Postby jhett » Thu Jan 21, 2010 7:26 pm

Well, I guess you'll enjoy the bar exam more than the LSAT. Yes, the bar is about memorization and recollection of law, but there's also a problem-solving aspect to it. Here's an example multi-state bar exam (MBE) question:

X, the father of Y and Z, dies leaving a will. The will granted "the house to Y for life, then to Z." Y and Z are both alive when X dies. Z then dies, leaving behind child A. Y dies, leaving behind child B. A and B live in the house when Y dies. A neighbor, N, asks B whether he could use the driveway of the house to park his car while N's driveway is being repaved. B gives N permission to use their driveway. Does N have a legal easement to use the driveway?
A. Yes, because B gave permission
B. Yes, because an easement was created by necessity
C. No, because A did not give permission
D. No, because an easement can only be created by X

In order to properly answer this question, you need to go through the following steps:
1. This is an real property question (there are six areas of law that are tested on the MBE; questions appear in random order... so it's not like the first 33 are Constitutional and the next 33 are criminal, etc.)
2. The portion of the will granting the house is valid (no rule against perpetuities violation)
3. Y has a life estate in the house. As soon as Y dies, it passes to Z, no matter if Y has a child.
4. Z has a vested remainder in fee simple, therefore if Z dies (even before Y dies) then the house goes to Z's heirs (i.e. A) when Y dies.
5. Since A is the lawful owner of the house now, B has no property rights in the house and cannot grant an easement. C is the correct answer.

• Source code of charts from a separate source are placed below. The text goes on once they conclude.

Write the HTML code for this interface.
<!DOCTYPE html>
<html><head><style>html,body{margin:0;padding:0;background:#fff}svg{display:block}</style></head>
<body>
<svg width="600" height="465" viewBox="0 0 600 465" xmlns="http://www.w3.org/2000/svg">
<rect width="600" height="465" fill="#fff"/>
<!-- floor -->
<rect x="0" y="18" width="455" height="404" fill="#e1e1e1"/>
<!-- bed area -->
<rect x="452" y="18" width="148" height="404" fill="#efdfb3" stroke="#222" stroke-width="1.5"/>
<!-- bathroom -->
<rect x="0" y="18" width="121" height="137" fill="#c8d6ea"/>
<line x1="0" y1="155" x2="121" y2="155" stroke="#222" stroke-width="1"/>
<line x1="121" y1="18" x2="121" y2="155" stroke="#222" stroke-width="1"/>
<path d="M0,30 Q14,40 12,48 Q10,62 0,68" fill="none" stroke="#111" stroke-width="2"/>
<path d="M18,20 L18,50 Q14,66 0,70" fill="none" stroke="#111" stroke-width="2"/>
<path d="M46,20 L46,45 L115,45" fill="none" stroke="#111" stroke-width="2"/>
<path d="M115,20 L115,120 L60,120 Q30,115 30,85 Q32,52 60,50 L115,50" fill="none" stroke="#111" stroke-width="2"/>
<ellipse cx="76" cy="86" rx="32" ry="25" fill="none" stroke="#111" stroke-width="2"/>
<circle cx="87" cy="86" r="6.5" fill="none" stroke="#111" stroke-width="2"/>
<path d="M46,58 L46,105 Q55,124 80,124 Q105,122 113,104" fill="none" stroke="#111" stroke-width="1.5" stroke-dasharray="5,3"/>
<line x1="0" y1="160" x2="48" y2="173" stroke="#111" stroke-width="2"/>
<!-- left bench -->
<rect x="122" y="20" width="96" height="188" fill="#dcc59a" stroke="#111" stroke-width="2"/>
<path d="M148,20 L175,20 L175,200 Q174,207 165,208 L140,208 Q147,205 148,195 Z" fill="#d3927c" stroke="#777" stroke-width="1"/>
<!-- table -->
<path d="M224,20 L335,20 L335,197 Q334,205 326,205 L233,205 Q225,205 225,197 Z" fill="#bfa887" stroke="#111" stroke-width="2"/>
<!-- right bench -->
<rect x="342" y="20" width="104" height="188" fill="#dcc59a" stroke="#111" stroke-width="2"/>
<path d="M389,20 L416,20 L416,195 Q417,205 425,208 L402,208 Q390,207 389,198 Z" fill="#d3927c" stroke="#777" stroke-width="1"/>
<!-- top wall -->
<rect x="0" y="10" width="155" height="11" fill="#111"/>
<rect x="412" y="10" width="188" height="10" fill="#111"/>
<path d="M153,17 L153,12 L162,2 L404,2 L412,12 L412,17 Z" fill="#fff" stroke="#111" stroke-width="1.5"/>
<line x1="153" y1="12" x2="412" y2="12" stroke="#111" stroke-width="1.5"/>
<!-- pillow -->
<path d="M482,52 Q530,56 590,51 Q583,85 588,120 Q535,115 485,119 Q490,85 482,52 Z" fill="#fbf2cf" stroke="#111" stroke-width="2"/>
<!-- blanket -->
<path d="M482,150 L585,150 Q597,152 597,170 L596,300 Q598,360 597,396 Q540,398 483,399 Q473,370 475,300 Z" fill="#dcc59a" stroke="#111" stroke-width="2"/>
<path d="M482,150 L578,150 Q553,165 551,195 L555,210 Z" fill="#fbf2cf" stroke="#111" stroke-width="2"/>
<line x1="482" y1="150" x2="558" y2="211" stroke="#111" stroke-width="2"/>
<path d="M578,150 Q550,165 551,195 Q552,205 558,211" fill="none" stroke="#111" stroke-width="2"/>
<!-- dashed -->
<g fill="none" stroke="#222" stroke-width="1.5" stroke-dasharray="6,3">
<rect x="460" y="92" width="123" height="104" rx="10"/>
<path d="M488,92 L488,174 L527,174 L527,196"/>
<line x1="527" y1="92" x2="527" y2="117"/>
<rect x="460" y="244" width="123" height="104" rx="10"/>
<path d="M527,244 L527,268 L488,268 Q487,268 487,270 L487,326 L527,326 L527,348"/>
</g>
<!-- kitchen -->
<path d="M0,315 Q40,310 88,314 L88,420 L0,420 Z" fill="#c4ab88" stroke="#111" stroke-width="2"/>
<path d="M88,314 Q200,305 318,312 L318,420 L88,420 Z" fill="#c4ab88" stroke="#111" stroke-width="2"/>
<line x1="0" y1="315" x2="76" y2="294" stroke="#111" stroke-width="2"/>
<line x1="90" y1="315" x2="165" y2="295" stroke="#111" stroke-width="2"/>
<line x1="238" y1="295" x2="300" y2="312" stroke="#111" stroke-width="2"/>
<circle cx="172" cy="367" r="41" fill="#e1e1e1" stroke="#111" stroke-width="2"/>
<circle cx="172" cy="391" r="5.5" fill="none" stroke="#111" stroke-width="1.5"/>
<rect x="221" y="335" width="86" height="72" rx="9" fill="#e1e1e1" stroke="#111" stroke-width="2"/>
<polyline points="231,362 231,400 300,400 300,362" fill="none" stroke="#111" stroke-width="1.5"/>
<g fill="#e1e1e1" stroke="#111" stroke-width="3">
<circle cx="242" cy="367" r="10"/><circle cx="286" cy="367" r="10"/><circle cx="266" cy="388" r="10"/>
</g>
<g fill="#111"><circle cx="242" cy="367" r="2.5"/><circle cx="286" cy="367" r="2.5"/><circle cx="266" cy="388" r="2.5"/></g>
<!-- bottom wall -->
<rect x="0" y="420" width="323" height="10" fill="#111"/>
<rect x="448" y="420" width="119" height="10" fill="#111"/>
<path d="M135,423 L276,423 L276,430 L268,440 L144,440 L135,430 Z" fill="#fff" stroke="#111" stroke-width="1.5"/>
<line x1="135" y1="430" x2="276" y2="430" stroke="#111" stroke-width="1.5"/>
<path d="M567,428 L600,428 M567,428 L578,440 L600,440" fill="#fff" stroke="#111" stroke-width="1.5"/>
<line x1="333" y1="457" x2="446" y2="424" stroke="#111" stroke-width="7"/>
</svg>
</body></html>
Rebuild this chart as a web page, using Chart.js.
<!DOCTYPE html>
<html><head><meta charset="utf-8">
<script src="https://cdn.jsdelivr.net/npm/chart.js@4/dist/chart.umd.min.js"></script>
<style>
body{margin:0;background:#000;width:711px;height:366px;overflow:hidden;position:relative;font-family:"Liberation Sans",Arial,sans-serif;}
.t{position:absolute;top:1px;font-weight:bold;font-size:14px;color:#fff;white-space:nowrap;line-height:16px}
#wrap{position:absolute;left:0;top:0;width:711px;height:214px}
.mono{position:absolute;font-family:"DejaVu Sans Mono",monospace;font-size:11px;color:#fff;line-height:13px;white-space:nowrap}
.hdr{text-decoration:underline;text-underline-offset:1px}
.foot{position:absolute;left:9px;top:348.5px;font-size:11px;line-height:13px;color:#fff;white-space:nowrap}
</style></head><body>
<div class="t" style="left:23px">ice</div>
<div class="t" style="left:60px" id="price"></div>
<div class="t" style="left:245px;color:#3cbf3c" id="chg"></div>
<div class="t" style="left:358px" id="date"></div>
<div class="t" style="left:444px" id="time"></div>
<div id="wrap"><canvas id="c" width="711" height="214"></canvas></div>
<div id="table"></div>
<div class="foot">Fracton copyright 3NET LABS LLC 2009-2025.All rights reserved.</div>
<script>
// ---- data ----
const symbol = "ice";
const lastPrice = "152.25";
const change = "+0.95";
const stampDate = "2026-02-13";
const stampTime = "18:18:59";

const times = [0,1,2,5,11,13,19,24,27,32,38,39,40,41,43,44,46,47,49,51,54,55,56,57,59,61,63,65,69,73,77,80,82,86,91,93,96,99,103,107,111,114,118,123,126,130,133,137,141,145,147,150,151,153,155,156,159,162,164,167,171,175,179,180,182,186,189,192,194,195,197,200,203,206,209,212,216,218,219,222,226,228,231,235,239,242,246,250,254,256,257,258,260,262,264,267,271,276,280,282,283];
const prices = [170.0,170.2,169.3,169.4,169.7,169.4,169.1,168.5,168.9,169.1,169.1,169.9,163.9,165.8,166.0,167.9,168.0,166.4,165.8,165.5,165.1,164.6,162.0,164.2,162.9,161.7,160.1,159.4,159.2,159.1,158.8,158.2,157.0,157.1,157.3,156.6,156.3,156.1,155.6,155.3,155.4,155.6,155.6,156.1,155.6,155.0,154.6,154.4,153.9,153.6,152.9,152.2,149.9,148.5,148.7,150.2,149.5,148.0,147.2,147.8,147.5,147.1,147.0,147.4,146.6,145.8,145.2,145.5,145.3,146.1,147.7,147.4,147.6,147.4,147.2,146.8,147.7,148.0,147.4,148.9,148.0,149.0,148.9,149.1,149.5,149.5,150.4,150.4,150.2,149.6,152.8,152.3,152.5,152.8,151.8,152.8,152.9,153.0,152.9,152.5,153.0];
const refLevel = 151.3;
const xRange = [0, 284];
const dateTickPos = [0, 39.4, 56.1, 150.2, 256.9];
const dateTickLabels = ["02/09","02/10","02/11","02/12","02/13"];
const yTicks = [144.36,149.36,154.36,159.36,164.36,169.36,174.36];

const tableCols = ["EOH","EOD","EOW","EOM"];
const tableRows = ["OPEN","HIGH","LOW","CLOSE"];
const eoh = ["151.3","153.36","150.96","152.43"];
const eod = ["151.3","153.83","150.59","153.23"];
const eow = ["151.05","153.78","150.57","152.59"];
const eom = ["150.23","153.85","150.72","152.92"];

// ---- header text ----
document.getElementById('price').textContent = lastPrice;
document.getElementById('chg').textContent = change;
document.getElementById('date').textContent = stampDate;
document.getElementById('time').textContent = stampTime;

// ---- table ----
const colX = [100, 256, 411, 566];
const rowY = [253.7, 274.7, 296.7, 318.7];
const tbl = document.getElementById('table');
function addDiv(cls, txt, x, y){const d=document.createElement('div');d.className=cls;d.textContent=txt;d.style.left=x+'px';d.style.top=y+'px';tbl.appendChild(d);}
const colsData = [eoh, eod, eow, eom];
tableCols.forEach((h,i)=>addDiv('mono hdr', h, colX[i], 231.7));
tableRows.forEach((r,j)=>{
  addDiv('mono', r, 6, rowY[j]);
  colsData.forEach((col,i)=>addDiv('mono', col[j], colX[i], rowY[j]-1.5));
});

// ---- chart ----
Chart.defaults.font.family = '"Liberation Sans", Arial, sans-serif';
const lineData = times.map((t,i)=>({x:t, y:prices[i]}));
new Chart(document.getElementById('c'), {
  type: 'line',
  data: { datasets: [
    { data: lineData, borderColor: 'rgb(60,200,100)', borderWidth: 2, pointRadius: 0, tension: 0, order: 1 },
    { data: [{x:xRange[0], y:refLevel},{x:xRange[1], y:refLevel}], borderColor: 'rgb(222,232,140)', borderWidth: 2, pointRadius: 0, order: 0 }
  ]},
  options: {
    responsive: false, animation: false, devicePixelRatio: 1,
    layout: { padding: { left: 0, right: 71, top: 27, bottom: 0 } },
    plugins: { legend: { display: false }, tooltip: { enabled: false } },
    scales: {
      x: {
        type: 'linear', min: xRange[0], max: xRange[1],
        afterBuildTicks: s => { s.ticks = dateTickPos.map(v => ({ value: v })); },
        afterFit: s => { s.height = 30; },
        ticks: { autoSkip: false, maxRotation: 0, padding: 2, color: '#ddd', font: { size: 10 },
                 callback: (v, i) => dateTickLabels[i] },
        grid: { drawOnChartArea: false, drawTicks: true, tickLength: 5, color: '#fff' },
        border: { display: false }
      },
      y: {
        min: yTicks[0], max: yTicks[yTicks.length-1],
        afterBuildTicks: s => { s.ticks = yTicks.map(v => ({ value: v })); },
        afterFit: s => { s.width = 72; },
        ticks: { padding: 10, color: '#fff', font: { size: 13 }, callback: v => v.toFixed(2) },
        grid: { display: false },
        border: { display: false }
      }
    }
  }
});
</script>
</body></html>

As can be seen, the MBE questions can involve a lot of intermediary problem-solving steps that utilize your knowledge of the law. So in some ways it is like the LSAT (logical analysis) and in some ways it is memorization. Also, some questions have answers that are technically correct but not as correct as the real answer. Fun stuff. Note that this is only for the MBE, which most states require in addition to their own state exams.

The CA bar is the hardest bar in the US. It takes a whopping three days (2 for the state bar, one for the MBE). A very smart friend of mine failed on her first attempt. Don't take it lightly, but don't get discouraged at this point, before you're even in law school. You're still a long way out from the bar. Focus on law school first.